For a fair test, they compared it to the Taiwan Power Company’s land-based plant. That one is older. Bigger, even (100 MW on 1.4 sq km). But the water project has more capacity, so they normalized the numbers. Excluded the extra 81 MW. Now compare apples to apples.
The Results
Here is the punchline. The floating array produces 12% more electricity.
Cost-wise, the sea bites. Operations are pricier. You’re fighting humidity. Rust. Salt spray. Waves that don’t stop crashing. Maintenance crews jet-ski around clearing driftwood. They scrub panels from narrow walkways. Bird droppings pile up. The salt sticks.
Yet it wins.
Net profit comes in at 11%, versus 8% for the land system. More power offsets the higher bills.
“For carbon reduction… OFPV is much better than land-based,” says lead researcher Ching-Feng Chen. “Installing on sea is difficult, sure. But it pays.”
Heat kills efficiency. Period. Solar panels hate the sun’s temperature. Land heats up. Water stays cool—about 2 to 3 degrees cooler on average. Ocean air is colder still. The wind blows harder.
So the panels stay efficient. The heat never wins.
Why Not Everywhere?
Floating solar isn’t new. Over 1,100 systems float on reservoirs and lakes. Mostly in Asia. China leads. The biggest? A gigawatt installation in Shandong. Huge. Shallow waters help.
Offshore? Harder.
The Taiwan installation rests directly on the seabed during low tide. Buoys hold it up. Anchors drag down. It has to withstand forces that don’t bother ground stations. Construction costs are 30% higher. You need steel that survives the rot. Electronics that survive the surge.
It hasn’t always gone well. In the Netherlands, Shell and Eneco yanked a system after an overheated electrical connector failed. Bad part. Bad day. Other prototypes, however, survive 10-meter waves since 2019 near Holland.
Then there’s the ecological hangover. Floating shades kill oxygen mixing. Light dims for phytoplankton. Aquatic life struggles in the shade.
“If you move further out, the waves get brutal,” says Vincent Bax, who studies this in the Netherlands. “Stay near shore and biodiversity suffers. Trade-off. Always.”
Who Needs This?
Maybe nobody needs this yet.
Chen expects growth only where wind doesn’t work. Think island nations with intense sun but little offshore wind. Japan. Indonesia. Caribbean countries. Taiwan itself.
Combine wind and floating solar across 1% of the suitable ocean, and it covers 30% of global demand by 2050. A massive potential. But it stays niche for now.

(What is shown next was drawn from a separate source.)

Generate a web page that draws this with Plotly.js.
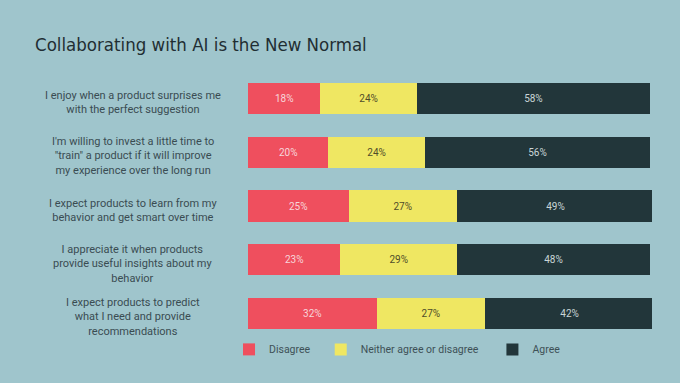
<!DOCTYPE html>
<html>
<head>
<meta charset="utf-8">
<script src="https://cdn.plot.ly/plotly-3.0.1.min.js"></script>
<style>html,body{margin:0;padding:0;background:#9fc5cc;}#chart{width:680px;height:383px;}</style>
</head>
<body>
<div id="chart"></div>
<script>
const categories = [
  "I enjoy when a product surprises me<br>with the perfect suggestion",
  "I'm willing to invest a little time to<br>\"train\" a product if it will improve<br>my experience over the long run",
  "I expect products to learn from my<br>behavior and get smart over time",
  "I appreciate it when products<br>provide useful insights about my<br>behavior",
  "I expect products to predict<br>what I need and provide<br>recommendations"
];
const disagree = [18, 20, 25, 23, 32];
const neither = [24, 24, 27, 29, 27];
const agree = [58, 56, 49, 48, 42];
const seriesNames = ["Disagree", "Neither agree or disagree", "Agree"];

const labelFont = "Roboto, 'DejaVu Sans', sans-serif";
const bg = "#9fc5cc";

function barTrace(vals, name, color, textColor, legendId) {
  return {
    type: "bar", orientation: "h",
    y: categories, x: vals, name: name,
    marker: {color: color, line: {width: 0}},
    text: vals.map(v => v + "%"),
    textposition: "inside", insidetextanchor: "middle",
    textfont: {family: labelFont, size: 10, color: textColor},
    hoverinfo: "none",
    legend: legendId,
    width: 0.58
  };
}

const data = [
  barTrace(disagree, seriesNames[0], "#ef4f5e", "#f7d5da", "legend"),
  barTrace(neither, seriesNames[1], "#efe762", "#4f4d2a", "legend2"),
  barTrace(agree, seriesNames[2], "#22363a", "#c9d5d7", "legend3")
];

const legendBase = {
  orientation: "h", yref: "paper", y: -0.035, yanchor: "middle", xanchor: "left",
  bgcolor: "rgba(0,0,0,0)", font: {family: labelFont, size: 10.5, color: "#3e5157"},
  itemwidth: 30, borderwidth: 0
};

const annotations = categories.map(c => ({
  xref: "paper", yref: "y", x: -0.285, y: c, xanchor: "center", yanchor: "middle",
  yshift: -4,
  text: c, showarrow: false, align: "center",
  font: {family: labelFont, size: 11, color: "#3a4c52"}
}));

const layout = {
  width: 680, height: 383,
  paper_bgcolor: bg, plot_bgcolor: bg,
  margin: {l: 248, r: 28, t: 72, b: 43},
  barmode: "stack", bargap: 0.42,
  title: {
    text: "Collaborating with AI is the New Normal",
    x: 35 / 680, xanchor: "left", xref: "container",
    y: 1 - 45 / 383, yanchor: "middle", yref: "container",
    font: {family: "'Liberation Sans Narrow', 'DejaVu Sans Condensed', sans-serif", size: 18.5, color: "#1f2e33"}
  },
  xaxis: {range: [0, 100.5], showgrid: false, zeroline: false, showticklabels: false, fixedrange: true},
  yaxis: {type: "category", autorange: "reversed", showgrid: false, zeroline: false, showticklabels: false, fixedrange: true},
  showlegend: true,
  legend: Object.assign({}, legendBase, {x: -0.047}),
  legend2: Object.assign({}, legendBase, {x: 0.18}),
  legend3: Object.assign({}, legendBase, {x: 0.605}),
  annotations: annotations
};

Plotly.newPlot("chart", data, layout, {displayModeBar: false, staticPlot: true});
</script>
</body>
</html>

The study ignores long-term storm wear and tear. Storms eat floating tech. Waves batter anchors. Will the panels last two decades out in the churning open ocean?
Nobody knows. Not really.
Location matters most. Get it right and the profits sing. Get it wrong, and you’re fishing out corroded metal.
We have the technology. The math checks out. The water is right there.
Maybe the ocean is waiting for us to commit. 🏝️